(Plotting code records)
++++++

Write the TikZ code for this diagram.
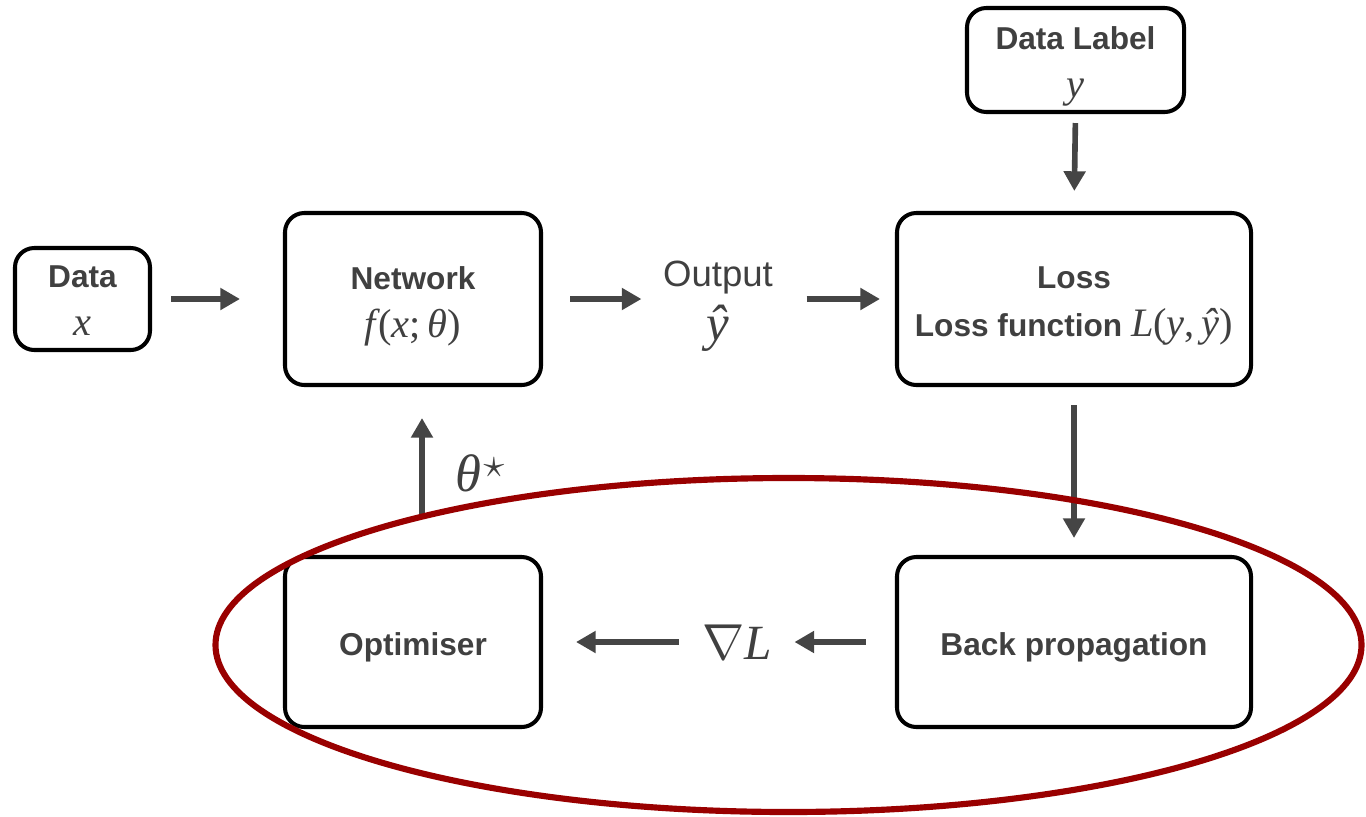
\documentclass[tikz,border=0pt]{standalone}
\usepackage{fontspec}
\setsansfont{Liberation Sans}
\newfontfamily\tms{Liberation Serif}
\usetikzlibrary{arrows.meta}
\definecolor{txt}{HTML}{404040}
\definecolor{arr}{HTML}{454545}
\definecolor{loop}{HTML}{990000}
% italic and upright pieces of the formulas, set in a Times-like serif
\newcommand\vi[1]{{\tms\mdseries\itshape #1}}
\newcommand\vr[1]{{\tms\mdseries\upshape #1}}
\begin{document}
\begin{tikzpicture}[x=1cm,y=1cm,
  box/.style={draw=black, line width=1.15pt, rounded corners=5.5pt, inner sep=0pt},
  boxtext/.style={text=txt, align=center, inner sep=0pt,
    font=\sffamily\bfseries\fontsize{9}{13.6}\selectfont},
  plain/.style={text=txt, align=center, inner sep=0pt},
  flow/.style={draw=arr, line width=1.6pt, -{Triangle[length=5.6pt,width=6pt]}},
  ring/.style={draw=loop, line width=1.75pt}
]
\useasboundingbox (0,0) rectangle (13.66,8.16);

% block frames
\node[box, minimum width=1.35cm, minimum height=1.02cm] (data) at (0.825,5.17) {};
\node[box, minimum width=2.56cm, minimum height=1.72cm] (net) at (4.13,5.17) {};
\node[box, minimum width=3.54cm, minimum height=1.72cm] (loss) at (10.74,5.17) {};
\node[box, minimum width=2.17cm, minimum height=1.04cm] (label) at (10.755,7.56) {};
\node[box, minimum width=3.54cm, minimum height=1.70cm] (bp) at (10.74,1.74) {};
\node[box, minimum width=2.56cm, minimum height=1.70cm] (opt) at (4.13,1.74) {};

% block texts
\node[boxtext] (data-t) at ([yshift=-0.02cm]data.center)
  {Data\\{\fontsize{11.5}{13}\selectfont\vi{x}}};
\node[boxtext] (net-t) at ([yshift=-0.07cm]net.center)
  {Network\\{\fontsize{11.5}{13}\selectfont\vi{f}\kern0.06em\vr{(}\vi{x}\vr{;\,}\vi{θ}\vr{)}}};
\node[boxtext] (loss-t) at ([yshift=-0.07cm]loss.center)
  {Loss\\Loss function {\fontsize{11.5}{13}\selectfont\vi{L}\vr{(}\vi{y}\vr{,\,}\vi{ŷ}\vr{)}}};
\node[boxtext] (label-t) at ([yshift=-0.06cm]label.center)
  {Data Label\\{\fontsize{11.5}{13}\selectfont\vi{y}}};
\node[boxtext] (bp-t) at ([yshift=-0.05cm]bp.center) {Back propagation};
\node[boxtext] (opt-t) at ([yshift=-0.05cm]opt.center) {Optimiser};

% free labels
\node[plain, font=\sffamily\fontsize{10.4}{15.5}\selectfont] (out) at (7.18,5.10)
  {Output\\{\fontsize{14.5}{14}\selectfont\vi{ŷ}}};
\node[plain, font=\fontsize{14}{14}\selectfont] (grad) at (7.37,1.74) {$\nabla$\vi{L}};
\node[plain, font=\fontsize{15}{15}\selectfont] (theta) at (4.80,3.43)
  {\vi{θ}\kern0.04em\raisebox{0.62ex}{\fontsize{13}{13}\selectfont$\star$}};

% forward pass
\draw[flow, shorten <=0.19cm, shorten >=0.43cm] (data.east) -- (net.west);
\draw[flow, shorten <=0.27cm, shorten >=0.21cm] (net.east) -- (net.east -| out.west);
\draw[flow, shorten <=0.33cm, shorten >=0.15cm] (loss.west -| out.east) -- (loss.west);
\draw[flow, shorten <=0.09cm, shorten >=0.20cm] (label.south) -- (loss.north);
\draw[flow, shorten <=0.18cm, shorten >=0.17cm] (loss.south) -- (bp.north);

% backward pass
\draw[flow, shorten <=0.29cm, shorten >=0.22cm] (bp.west) -- (bp.west -| grad.east);
\draw[flow, shorten <=0.23cm, shorten >=0.33cm] (opt.east -| grad.west) -- (opt.east);
\draw[flow, shorten <=0.39cm, shorten >=0.31cm] ([xshift=0.9mm]opt.north) -- ([xshift=0.9mm]net.south);

% training loop highlight
\draw[ring] (7.885,1.71) ellipse [x radius=5.73, y radius=1.67];
\end{tikzpicture}
\end{document}
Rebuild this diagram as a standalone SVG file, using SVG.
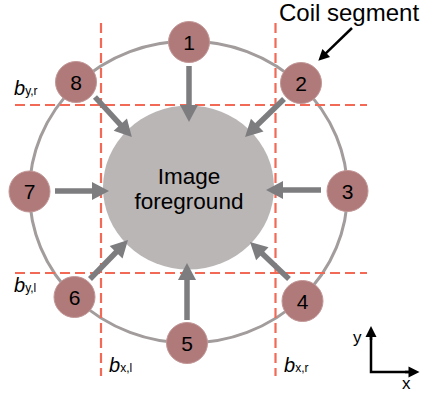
<svg xmlns="http://www.w3.org/2000/svg" width="424" height="394" viewBox="0 0 424 394">
<style>
.ring{fill:none;stroke:#a29c9c;stroke-width:3}
.dash{stroke:#f26a55;stroke-width:2.2;stroke-dasharray:10 5;fill:none}
.fg{fill:#bbb6b6}
.arr{stroke:#7d7d80;stroke-width:5.5;fill:none;marker-end:url(#gh)}
.node circle{fill:#b07a7a;stroke:#c29696;stroke-width:1}
.node text{font-family:"Liberation Sans",Arial,sans-serif;font-size:21px;text-anchor:middle;fill:#000}
.lbl{font-family:"Liberation Sans",Arial,sans-serif;fill:#000}
.blk{stroke:#000;stroke-width:2.5;fill:none}
</style>
<defs>
<marker id="gh" markerUnits="userSpaceOnUse" markerWidth="20" markerHeight="20" viewBox="0 -10 18 20" refX="1" refY="0" orient="auto">
<path d="M0,-9 L17,0 L0,9 Z" fill="#7d7d80"/>
</marker>
<marker id="bh" markerUnits="userSpaceOnUse" markerWidth="14" markerHeight="14" viewBox="0 -7 12 14" refX="1" refY="0" orient="auto">
<path d="M0,-5.5 L11,0 L0,5.5 Z" fill="#000"/>
</marker>
</defs>
<ellipse class="ring" cx="188.5" cy="192" rx="159" ry="151"/>
<g id="boundaries">
<line class="dash" x1="101" y1="23" x2="101" y2="376"/>
<line class="dash" x1="275.5" y1="23" x2="275.5" y2="376"/>
<line class="dash" x1="15" y1="105" x2="367" y2="105"/>
<line class="dash" x1="15" y1="273" x2="367" y2="273"/>
</g>
<g id="foreground">
<ellipse class="fg" cx="188.5" cy="187.5" rx="85.5" ry="82"/>
<text class="lbl" x="189" y="184" font-size="22.5" text-anchor="middle">Image</text>
<text class="lbl" x="189" y="209" font-size="22.5" text-anchor="middle">foreground</text>
</g>
<g id="connectors">
<line class="arr" x1="189" y1="66" x2="189" y2="106"/>
<line class="arr" x1="187" y1="320" x2="187" y2="279"/>
<line class="arr" x1="55" y1="191" x2="93" y2="191"/>
<line class="arr" x1="321" y1="190" x2="282" y2="190"/>
<line class="arr" x1="95" y1="97" x2="121" y2="125.3"/>
<line class="arr" x1="284" y1="99" x2="256.5" y2="125.8"/>
<line class="arr" x1="90" y1="279" x2="116.8" y2="251.5"/>
<line class="arr" x1="289" y1="279" x2="261.6" y2="253"/>
<line class="blk" x1="352" y1="28" x2="325.5" y2="53.7" marker-end="url(#bh)"/>
</g>
<g id="n1" class="node"><circle cx="189" cy="42" r="20.5"/><text x="189" y="49.5">1</text></g>
<g id="n2" class="node"><circle cx="301" cy="83" r="20.5"/><text x="301" y="90.5">2</text></g>
<g id="n3" class="node"><circle cx="347.5" cy="191" r="20.5"/><text x="347.5" y="198.5">3</text></g>
<g id="n4" class="node"><circle cx="302.5" cy="301" r="20.5"/><text x="302.5" y="308.5">4</text></g>
<g id="n5" class="node"><circle cx="187" cy="343" r="20.5"/><text x="187" y="350.5">5</text></g>
<g id="n6" class="node"><circle cx="74.5" cy="297" r="20.5"/><text x="74.5" y="304.5">6</text></g>
<g id="n7" class="node"><circle cx="29.5" cy="191.5" r="20.5"/><text x="29.5" y="199">7</text></g>
<g id="n8" class="node"><circle cx="76" cy="82" r="20.5"/><text x="76" y="89.5">8</text></g>
<g id="labels">
<text class="lbl" x="279" y="21" font-size="24">Coil segment</text>
<text class="lbl" x="14" y="95" font-size="20" font-style="italic">b<tspan font-size="12" font-style="normal">y,r</tspan></text>
<text class="lbl" x="14" y="292" font-size="20" font-style="italic">b<tspan font-size="12" font-style="normal">y,l</tspan></text>
<text class="lbl" x="109" y="372" font-size="20" font-style="italic">b<tspan font-size="12" font-style="normal">x,l</tspan></text>
<text class="lbl" x="284" y="372" font-size="20" font-style="italic">b<tspan font-size="12" font-style="normal">x,r</tspan></text>
</g>
<g id="axes">
<polyline class="blk" points="371,335 371,372 410,372" stroke-width="3"/>
<line class="blk" x1="371" y1="340" x2="371" y2="336" stroke-width="3" marker-end="url(#bh)"/>
<line class="blk" x1="405" y1="372" x2="409.5" y2="372" stroke-width="3" marker-end="url(#bh)"/>
<text class="lbl" x="353" y="343" font-size="17" font-family="'Liberation Serif',serif">y</text>
<text class="lbl" x="402" y="389" font-size="17" font-family="'Liberation Serif',serif">x</text>
</g>
</svg>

++++++

■ PROBLEM TO SOLVE
Above are the records. Copy every line in them holding "standalone".

■ SOLUTION FOR THIS PROBLEM
\documentclass[tikz,border=0pt]{standalone}
Rebuild this diagram as a standalone SVG file, using SVG.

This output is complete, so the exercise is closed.